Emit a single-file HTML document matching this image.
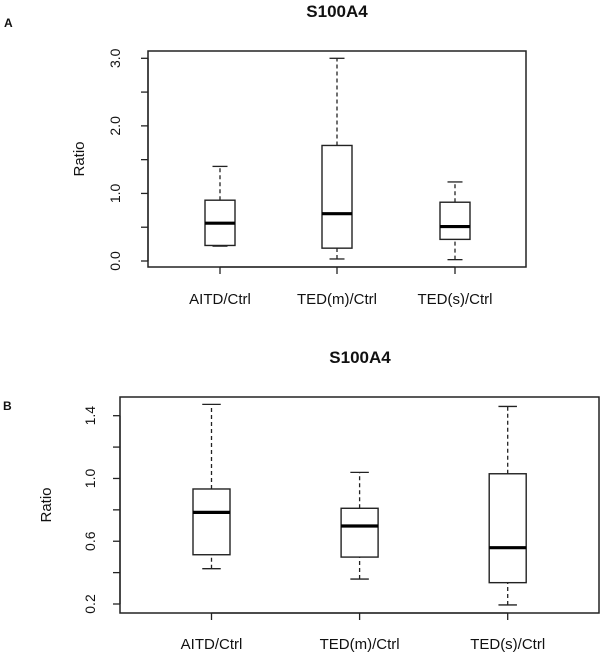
<!DOCTYPE html>
<html><head><meta charset="utf-8"><style>
body{margin:0;background:#fff;}
svg text{font-family:"Liberation Sans",Arial,sans-serif;fill:#111;}
</style></head><body>
<svg id="svg" width="600" height="656" xmlns="http://www.w3.org/2000/svg"></svg>
<script>
const categories = ["AITD/Ctrl","TED(m)/Ctrl","TED(s)/Ctrl"];
// chart A: [lower whisker, q1, median, q3, upper whisker]
const statsA = [[0.22,0.23,0.56,0.90,1.40],[0.03,0.19,0.70,1.71,3.00],[0.02,0.32,0.51,0.87,1.17]];
const ticksA = [0,0.5,1,1.5,2,2.5,3];
const tickLabelsA = ["0.0","","1.0","","2.0","","3.0"];
// chart B
const statsB = [[0.425,0.514,0.784,0.933,1.472],[0.359,0.499,0.697,0.81,1.039],[0.194,0.336,0.559,1.03,1.459]];
const ticksB = [0.2,0.4,0.6,0.8,1.0,1.2,1.4];
const tickLabelsB = ["0.2","","0.6","","1.0","","1.4"];

const NS="http://www.w3.org/2000/svg";
const svg=document.getElementById('svg');
function mk(tag,attrs,parent){const e=document.createElementNS(NS,tag);for(const k in attrs)e.setAttribute(k,attrs[k]);(parent||svg).appendChild(e);return e;}

function drawChart(cfg,stats,ticks,tickLabels,name){
  const g=mk('g',{});
  
  
  const y=v=>cfg.y0+(v-cfg.v0)/(cfg.v1-cfg.v0)*(cfg.y1-cfg.y0);
  const frame=mk('rect',{x:cfg.bx0,y:cfg.by0,width:cfg.bx1-cfg.bx0,height:cfg.by1-cfg.by0,fill:'none',stroke:'#222','stroke-width':1.5},g);
  
  
  const t=mk('text',{x:cfg.titleX,y:cfg.titleY,'text-anchor':'middle','font-size':17,'font-weight':'bold'},g);
  t.textContent='S100A4';
  
  
  const p=mk('text',{x:cfg.panelX,y:cfg.panelY,'font-size':12,'font-weight':'bold'},g);
  p.textContent=cfg.panel;
  
  
  const yl=mk('text',{x:cfg.ylx,y:cfg.yly,'text-anchor':'middle','font-size':15,transform:`rotate(-90 ${cfg.ylx} ${cfg.yly})`},g);
  yl.textContent='Ratio';
  
  
  mk('line',{x1:cfg.bx0,x2:cfg.bx0,y1:y(ticks[0]),y2:y(ticks[ticks.length-1]),stroke:'#222','stroke-width':1.3},g);
  ticks.forEach((v,i)=>{
    mk('line',{x1:cfg.bx0-7,x2:cfg.bx0,y1:y(v),y2:y(v),stroke:'#222','stroke-width':1.3},g);
    if(tickLabels[i]){
      const tx=mk('text',{x:cfg.tlx,y:y(v),'text-anchor':'middle','dominant-baseline':'central','font-size':14,transform:`rotate(-90 ${cfg.tlx} ${y(v)})`},g);
      tx.textContent=tickLabels[i];
      
      
    }
  });
  mk('line',{x1:cfg.cx[0],x2:cfg.cx[2],y1:cfg.by1,y2:cfg.by1,stroke:'#222','stroke-width':1.3},g);
  stats.forEach((s,i)=>{
    const cx=cfg.cx[i],hw=cfg.hw;
    const bg=mk('g',{},g);
    
    
    mk('line',{x1:cx,x2:cx,y1:cfg.by1,y2:cfg.by1+7,stroke:'#222','stroke-width':1.3},bg);
    mk('line',{x1:cx,x2:cx,y1:y(s[0]),y2:y(s[1]),stroke:'#222','stroke-width':1.3,'stroke-dasharray':'4,3'},bg);
    mk('line',{x1:cx,x2:cx,y1:y(s[3]),y2:y(s[4]),stroke:'#222','stroke-width':1.3,'stroke-dasharray':'4,3'},bg);
    mk('line',{x1:cx-hw/2,x2:cx+hw/2,y1:y(s[0]),y2:y(s[0]),stroke:'#222','stroke-width':1.3},bg);
    mk('line',{x1:cx-hw/2,x2:cx+hw/2,y1:y(s[4]),y2:y(s[4]),stroke:'#222','stroke-width':1.3},bg);
    mk('rect',{x:cx-hw,y:y(s[3]),width:2*hw,height:y(s[1])-y(s[3]),fill:'#fff',stroke:'#222','stroke-width':1.4},bg);
    mk('line',{x1:cx-hw,x2:cx+hw,y1:y(s[2]),y2:y(s[2]),stroke:'#000','stroke-width':3.2},bg);
    const cl=mk('text',{x:cx,y:cfg.catY,'text-anchor':'middle','font-size':15},g);
    cl.textContent=categories[i];
    
    
  });
}
drawChart({bx0:148,bx1:526,by0:51,by1:267,y0:261,y1:58.3,v0:0,v1:3,cx:[220,337,455],hw:15,
  titleX:337,titleY:17,panel:'A',panelX:4,panelY:27,ylx:84,yly:159,tlx:115,catY:304},statsA,ticksA,tickLabelsA,'chart-a');
drawChart({bx0:120,bx1:599,by0:397,by1:613,y0:604,y1:415.7,v0:0.2,v1:1.4,cx:[211.5,359.6,507.7],hw:18.5,
  titleX:360,titleY:363,panel:'B',panelX:3,panelY:410,ylx:51,yly:505,tlx:90,catY:649},statsB,ticksB,tickLabelsB,'chart-b');
</script>
</body></html>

> What needs to be done: Give again, exactly, the lines from the start of the data through the one holding "p.textContent=cfg.panel;"; omit the pictures.

> Solution below:
Emit a single-file HTML document matching this image.
<!DOCTYPE html>
<html><head><meta charset="utf-8"><style>
body{margin:0;background:#fff;}
svg text{font-family:"Liberation Sans",Arial,sans-serif;fill:#111;}
</style></head><body>
<svg id="svg" width="600" height="656" xmlns="http://www.w3.org/2000/svg"></svg>
<script>
const categories = ["AITD/Ctrl","TED(m)/Ctrl","TED(s)/Ctrl"];
// chart A: [lower whisker, q1, median, q3, upper whisker]
const statsA = [[0.22,0.23,0.56,0.90,1.40],[0.03,0.19,0.70,1.71,3.00],[0.02,0.32,0.51,0.87,1.17]];
const ticksA = [0,0.5,1,1.5,2,2.5,3];
const tickLabelsA = ["0.0","","1.0","","2.0","","3.0"];
// chart B
const statsB = [[0.425,0.514,0.784,0.933,1.472],[0.359,0.499,0.697,0.81,1.039],[0.194,0.336,0.559,1.03,1.459]];
const ticksB = [0.2,0.4,0.6,0.8,1.0,1.2,1.4];
const tickLabelsB = ["0.2","","0.6","","1.0","","1.4"];

const NS="http://www.w3.org/2000/svg";
const svg=document.getElementById('svg');
function mk(tag,attrs,parent){const e=document.createElementNS(NS,tag);for(const k in attrs)e.setAttribute(k,attrs[k]);(parent||svg).appendChild(e);return e;}

function drawChart(cfg,stats,ticks,tickLabels,name){
  const g=mk('g',{});
  
  
  const y=v=>cfg.y0+(v-cfg.v0)/(cfg.v1-cfg.v0)*(cfg.y1-cfg.y0);
  const frame=mk('rect',{x:cfg.bx0,y:cfg.by0,width:cfg.bx1-cfg.bx0,height:cfg.by1-cfg.by0,fill:'none',stroke:'#222','stroke-width':1.5},g);
  
  
  const t=mk('text',{x:cfg.titleX,y:cfg.titleY,'text-anchor':'middle','font-size':17,'font-weight':'bold'},g);
  t.textContent='S100A4';
  
  
  const p=mk('text',{x:cfg.panelX,y:cfg.panelY,'font-size':12,'font-weight':'bold'},g);
  p.textContent=cfg.panel;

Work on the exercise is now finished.